Агония российской империи - страница 12
Мое здоровье было постоянной заботой Неда Кока. Он был в восторге от моего выздоровления и с полным основанием приписывал заслугу себе. К сожалению, он не умел вовремя остановиться. Он вечно строил новые планы и искал новые области применения своей энергии. В Банфе были знаменитые сернокислые купания – купания на открытом воздухе на высоте 1000 футов над уровнем моря. Я провел три года в нездоровом климате, почти на экваторе. Я страдал малярией в тяжелой форме, и если желание жить вернулось ко мне, то смерть еще не выпустила моего ослабевшего тела из своих цепких рук. Здравый смысл должен был предостеречь меня от купания на открытом воздухе. Но у меня было мало здравого смысла и мало воли.
А Кок был экспериментатором. Он нашел союзника в лице отельного врача – молодого энтузиаста, на которого подействовала убежденность Кока и который хотел получить свою долю славы за великое открытие, заключающееся в том, что сера – могущественное средство против малярии. Может быть, я не питал большой веры. Во всяком случае, я искупался в банфском Иордане. Я простоял в пузырьках серы столько минут, сколько потребовали Кок и его ученый поклонник. Без посторонней помощи, но со стучащими зубами я вернулся в отель; в течение 10 минут температура поднялась до 39 градусов, я лег в постель. Мои друзья наваливали на меня одеяло за одеялом. Через час температура поднялась еще на градус. Задыхаясь, почти в бреду я требовал хинину. По совету Кока врач дал мне пять таблеток хинина и пять аспирина. Затем они оба ушли, чтобы не мешать мне спать. К счастью, они оставили лекарство на ночном столике. Я сделал знак Гарри Стефенсону, который оставался со мной, и Гарри дал мне еще по 15 таблеток хинина и аспирина. В продолжение четырех часов я метался в бреду между жизнью и смертью. Затем меня прошиб пот. Постель моя промокла насквозь, промокли матрацы, и я лежал, как в луже. Обессиленный, я переменил постельное белье и заснул.

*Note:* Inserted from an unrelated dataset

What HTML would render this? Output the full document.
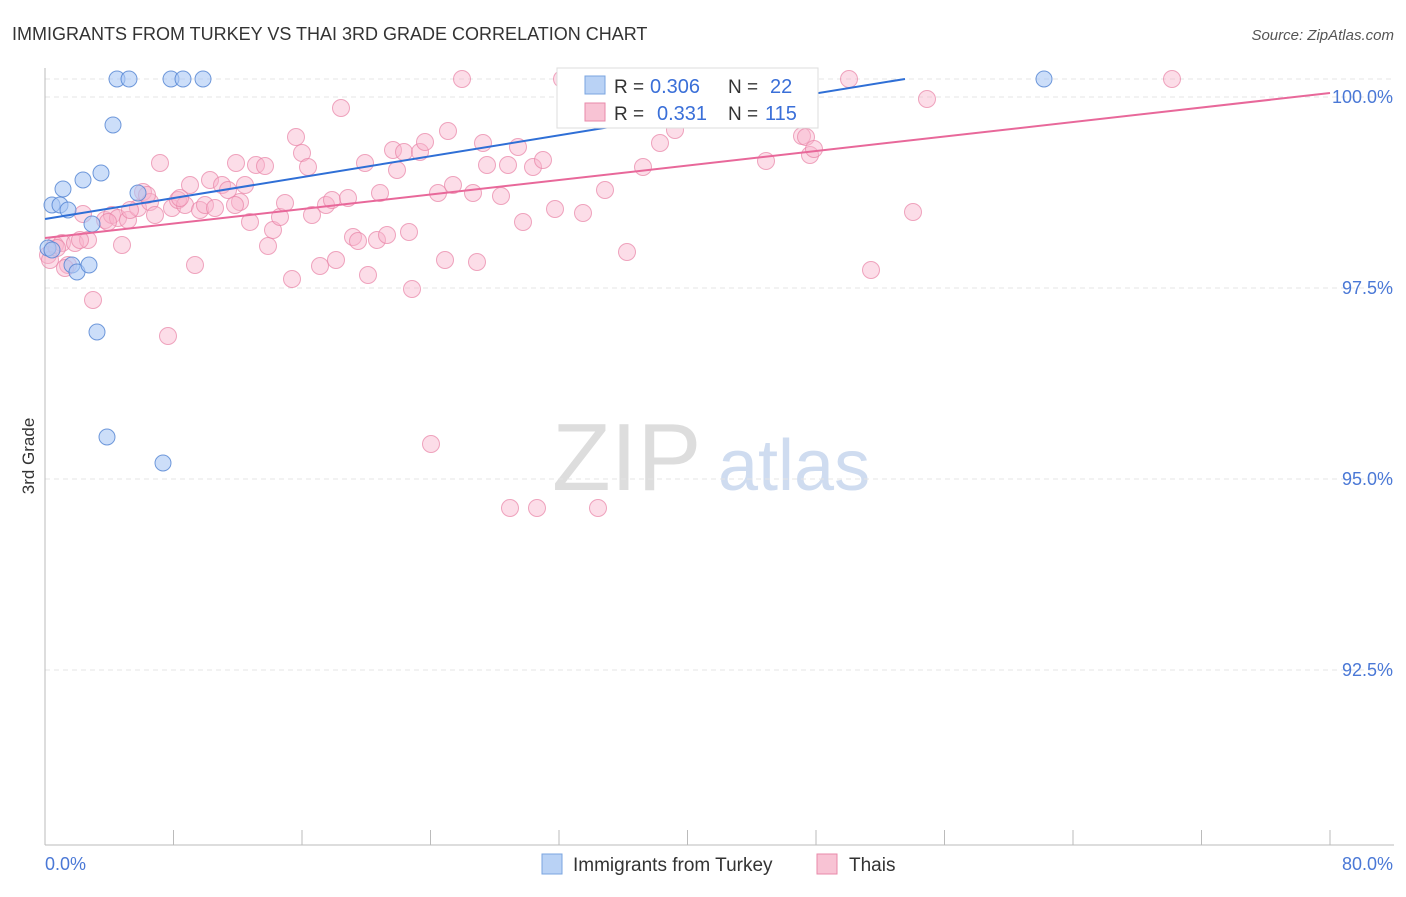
<!DOCTYPE html>
<html><head><meta charset="utf-8"><style>
body{margin:0;background:#fff;font-family:"Liberation Sans",sans-serif}
svg text{font-family:"Liberation Sans",sans-serif}
</style></head><body>
<svg id="c" width="1406" height="892">
<text x="12" y="40" font-size="18" fill="#333">IMMIGRANTS FROM TURKEY VS THAI 3RD GRADE CORRELATION CHART</text>
<text x="1394" y="40" font-size="15" fill="#555" text-anchor="end" font-style="italic">Source: ZipAtlas.com</text>
<text x="34" y="456" font-size="17" fill="#333" transform="rotate(-90 34 456)" text-anchor="middle">3rd Grade</text>
<text x="552" y="490" font-size="96" fill="#ddd" font-family="Liberation Serif">ZIP</text>
<text x="718" y="490" font-size="72" fill="#cfdcf0">atlas</text>
<g id="grid"></g><g id="pts"></g><g id="lines"></g>
<g>
<rect x="557" y="68" width="261" height="60" fill="#fff" stroke="#ddd"/>
<rect x="585" y="76" width="20" height="18" fill="#b9d2f5" stroke="#7aa4e0"/>
<text x="614" y="93" font-size="19" fill="#333">R =</text>
<text x="650" y="93" font-size="20" fill="#3a6fd8">0.306</text>
<text x="728" y="93" font-size="19" fill="#333">N =</text>
<text x="770" y="93" font-size="20" fill="#3a6fd8">22</text>
<rect x="585" y="103" width="20" height="18" fill="#f8c3d4" stroke="#e88aaa"/>
<text x="614" y="120" font-size="19" fill="#333">R =</text>
<text x="657" y="120" font-size="20" fill="#3a6fd8">0.331</text>
<text x="728" y="120" font-size="19" fill="#333">N =</text>
<text x="765" y="120" font-size="20" fill="#3a6fd8">115</text>
</g>
<g>
<rect x="542" y="854" width="20" height="20" fill="#b9d2f5" stroke="#7aa4e0"/>
<text x="573" y="871" font-size="19" fill="#333">Immigrants from Turkey</text>
<rect x="817" y="854" width="20" height="20" fill="#f8c3d4" stroke="#e88aaa"/>
<text x="849" y="871" font-size="19" fill="#333">Thais</text>
</g>
</svg>
<script>
const yTicks=[100,97.5,95,92.5];
const yTickLabels=["100.0%","97.5%","95.0%","92.5%"];
const xLabels=["0.0%","80.0%"];
const bluePx=[[52,205],[60,205],[63,189],[68,210],[83,180],[101,173],[92,224],[113,125],[117,79],[129,79],[138,193],[171,79],[183,79],[203,79],[48,248],[52,250],[72,265],[77,272],[89,265],[97,332],[107,437],[163,463],[1044,79]];
const pinkPx=[[48,255],[55,245],[62,243],[68,265],[75,243],[83,214],[88,240],[93,300],[105,220],[112,215],[118,218],[122,245],[128,220],[138,208],[143,192],[150,202],[155,215],[160,163],[168,336],[172,208],[178,200],[185,205],[190,185],[195,265],[200,210],[205,205],[210,180],[215,208],[222,185],[228,190],[236,163],[240,202],[245,185],[250,222],[256,165],[265,166],[268,246],[273,230],[280,217],[285,203],[292,279],[296,137],[302,153],[308,167],[312,215],[320,266],[326,205],[332,200],[336,260],[341,108],[348,198],[353,237],[358,241],[365,163],[368,275],[377,240],[380,193],[387,235],[393,150],[397,170],[404,152],[409,232],[412,289],[420,152],[425,142],[431,444],[438,193],[445,260],[448,131],[453,185],[462,79],[473,193],[477,262],[483,143],[487,165],[501,196],[508,165],[510,508],[518,147],[523,222],[533,167],[537,508],[543,160],[555,209],[562,79],[568,119],[575,79],[583,213],[598,508],[605,190],[627,252],[643,167],[660,143],[675,130],[678,113],[690,79],[712,79],[742,79],[766,161],[802,136],[806,137],[810,155],[814,149],[849,79],[871,270],[913,212],[927,99],[1172,79],[50,260],[57,248],[65,268],[80,240],[108,222],[130,210],[147,195],[235,205],[180,198]];
const X0=45,X1=1330,Y100=97,PPU=76.4;
const toX=p=>(p-X0)/(X1-X0)*80, toY=p=>100-(p-Y100)/PPU;
const blueData=bluePx.map(p=>[toX(p[0]),toY(p[1])]);
const pinkData=pinkPx.map(p=>[toX(p[0]),toY(p[1])]);
const blueLine=[[0,98.403],[53.54,100.236]];
const pinkLine=[[0,98.154],[80,100.052]];
const sx=v=>X0+v/80*(X1-X0), sy=v=>Y100+(100-v)*PPU;
const NS="http://www.w3.org/2000/svg";
function mk(t,a,parent){const e=document.createElementNS(NS,t);for(const k in a)e.setAttribute(k,a[k]);parent.appendChild(e);return e;}
const g=document.getElementById('grid');
yTicks.forEach((t,i)=>{
 const l=mk('line',{x1:45,x2:1394,y1:sy(t),y2:sy(t),stroke:'#e4e4e4','stroke-dasharray':'5,4'},g);
 
 
 const tx=mk('text',{x:1393,y:sy(t)+6,'font-size':18,fill:'#4a78d6','text-anchor':'end'},g);
 tx.textContent=yTickLabels[i];
 
 
});
mk('line',{x1:45,x2:1394,y1:79,y2:79,stroke:'#e4e4e4','stroke-dasharray':'5,4'},g);
const ax=mk('line',{x1:45,x2:45,y1:68,y2:845,stroke:'#bbb'},g);


const bx=mk('line',{x1:45,x2:1394,y1:845,y2:845,stroke:'#bbb'},g);


for(let i=0;i<=10;i++){const px=45+i*128.5;const t=mk('line',{x1:px,x2:px,y1:830,y2:845,stroke:'#bbb'},g);
 
 }
[[45,'start'],[1393,'end']].forEach((o,i)=>{const t=mk('text',{x:o[0],y:870,'font-size':18,fill:'#4a78d6','text-anchor':o[1]},g);t.textContent=xLabels[i];
 
 });
const pg=document.getElementById('pts');
pinkData.forEach(d=>{const c=mk('circle',{cx:sx(d[0]),cy:sy(d[1]),r:8.5,fill:'rgba(248,180,205,0.45)',stroke:'rgba(232,130,165,0.7)','stroke-width':1},pg);
 
 });
blueData.forEach(d=>{const c=mk('circle',{cx:sx(d[0]),cy:sy(d[1]),r:8,fill:'rgba(170,200,245,0.6)',stroke:'rgba(80,130,210,0.8)','stroke-width':1},pg);
 
 });
const lg=document.getElementById('lines');
const bl=mk('line',{x1:sx(blueLine[0][0]),y1:sy(blueLine[0][1]),x2:sx(blueLine[1][0]),y2:sy(blueLine[1][1]),stroke:'#2f6fd6','stroke-width':2},lg);


const pl=mk('line',{x1:sx(pinkLine[0][0]),y1:sy(pinkLine[0][1]),x2:sx(pinkLine[1][0]),y2:sy(pinkLine[1][1]),stroke:'#e8689a','stroke-width':2},lg);


</script>
</body></html>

Дальнейшее мое путешествие на родину прошло без инцидентов. Я пробыл неделю в Квебеке, прочел «Золотую собаку», поднимался на вершину Авраама и грезил теми первыми грезами империи, которые впоследствии сделали меня ревностным последователем политики лорда Бивербрука. Семена, посеянные во время моего посещения Канады, принесли плоды в 1916 году, когда я первый из англичан официально отпраздновал в России имперский день.
Единственным фиаско было само возвращение. Если голубые небеса канадской осени немного восстановили мои силы, то ливерпульские туманы вызвали новый приступ малярии; вместе с болезнью пришел новый приступ малодушия, который всегда в критические моменты отравлял мою жизнь.
Я вернулся в лоно моей семьи, которая в это время отдыхала в горах.
Мать встретила меня, как матери всегда встречают своих первенцев, то есть благодаря Бога за мое спасение и грустя о том, что не оправдались ее заветные мечты. Мой отец, хотя по отношению к самому себе и был самым суровым моралистом, всегда был сам терпимым по отношению к другим. Я не услышал от него ни слова упрека. Но я все же держу сторону моей матери, происходившей из клана Грегора, и до самой ее смерти наш семейный мирок жил по заветам моей бабушки – женщины-титана, которая на своих широких плечах вынесла целую армию детей и внуков.
Она была женщиной наполеоновского склада, представительницей старой гвардии хайландцев, чьи слова были законом и чьи малейшие капризы исполнялись беспрекословно. Она управляла этим кланом с величием души, редким в наши дни, но дело ее клана было ее делом, и горе тому провинившемуся, чей проступок доходил до ее сведения не от самого провинившегося, а через других членов семьи. Она была суровой строгой пресвитерианкой и относилась к своим богослужениям с той же суровостью, с которой она управляла своей семьей. Она была нетерпима к церковной оппозиции. Однажды старейшины той конгрегации, которой она руководила, осмелились избрать в качестве пастора неугодного ей кандидата. Решение ее было сурово. Она покинула церковь, где были погребены ее предки, и в полумиле построила за свой собственный счет новую церковь и новый дом для своего кандидата. Гнев ее кончился только со смертью пастора. Тогда ее раскаяние было так же великодушно, как мелок гнев. Ее церковь была присоединена к старой церкви и превращена в открытую библиотеку и концертный зал. Дом был куплен за счет прихода, и она сама возвратила семье скамью, на которой она слушала так много проповедей. Теперь ее останки покоятся на берегу Спей, позади тех массивных гранитных скал, живым воплощением которых она была в жизни.